Every time you post content without a narrative structure, you are asking the audience to care about abstract information. Every time you wrap that information in a story, you are giving them a reason to care.
Try it with your next post. Take a tip you were going to share and wrap it in the seven part structure. Set the scene, introduce the villain, show the struggle, reveal the turning point, describe the transformation, share the lesson, and end with a call to action.
The difference in engagement will convince you faster than any blog post could.
Great stories deserve consistent publishing. Social by InstantDM lets you schedule storytelling content across 8 platforms from one workspace.
Frequently asked questions
Why is storytelling important for social media content?
Stories create emotional connections that facts and tips cannot. When you tell a story, your audience sees themselves in it. That recognition builds trust, drives engagement, and makes your content memorable.
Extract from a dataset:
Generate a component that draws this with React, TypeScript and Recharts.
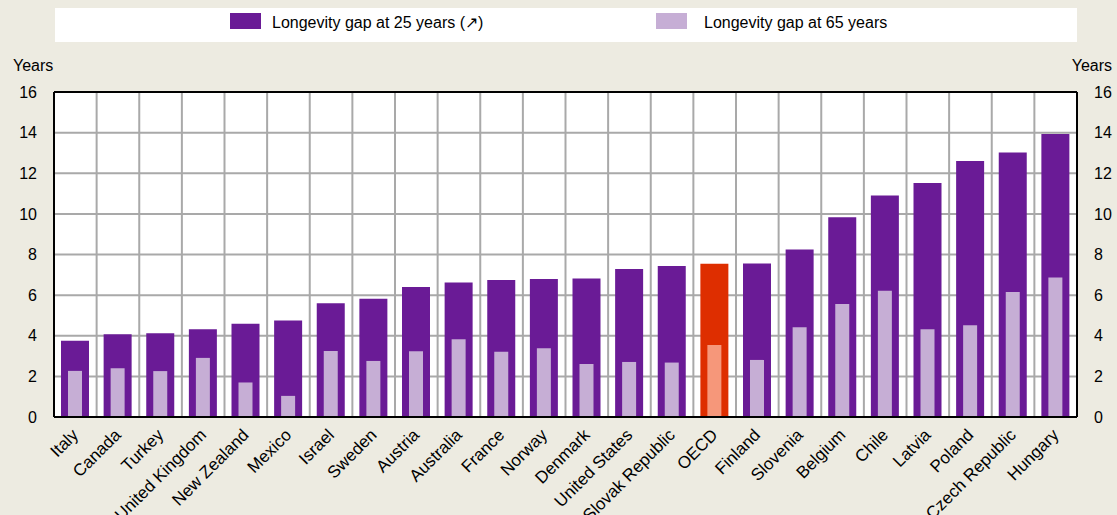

Posts with narrative structure consistently outperform informational posts in saves and shares.
How do I structure a story for social media?
Use a simple framework: set the scene, introduce the conflict or villain, show the struggle, reveal the turning point, describe the transformation, share the lesson, and end with a call to action. This 7 part structure works for carousels, reels, and long form captions.
What makes a good villain in a storytelling framework?
The villain does not have to be a person. It can be a bad habit, a wrong belief, a market force, a personal limitation, or an industry problem. The villain is whatever your audience is fighting against. The stronger the villain, the more satisfying the resolution.
Can I use storytelling for business content?
Yes, and you should. Business content that uses storytelling outperforms dry, factual content. Case studies become hero journeys. Product launches become transformation stories. Client testimonials become before and after narratives. The structure is the same regardless of the topic.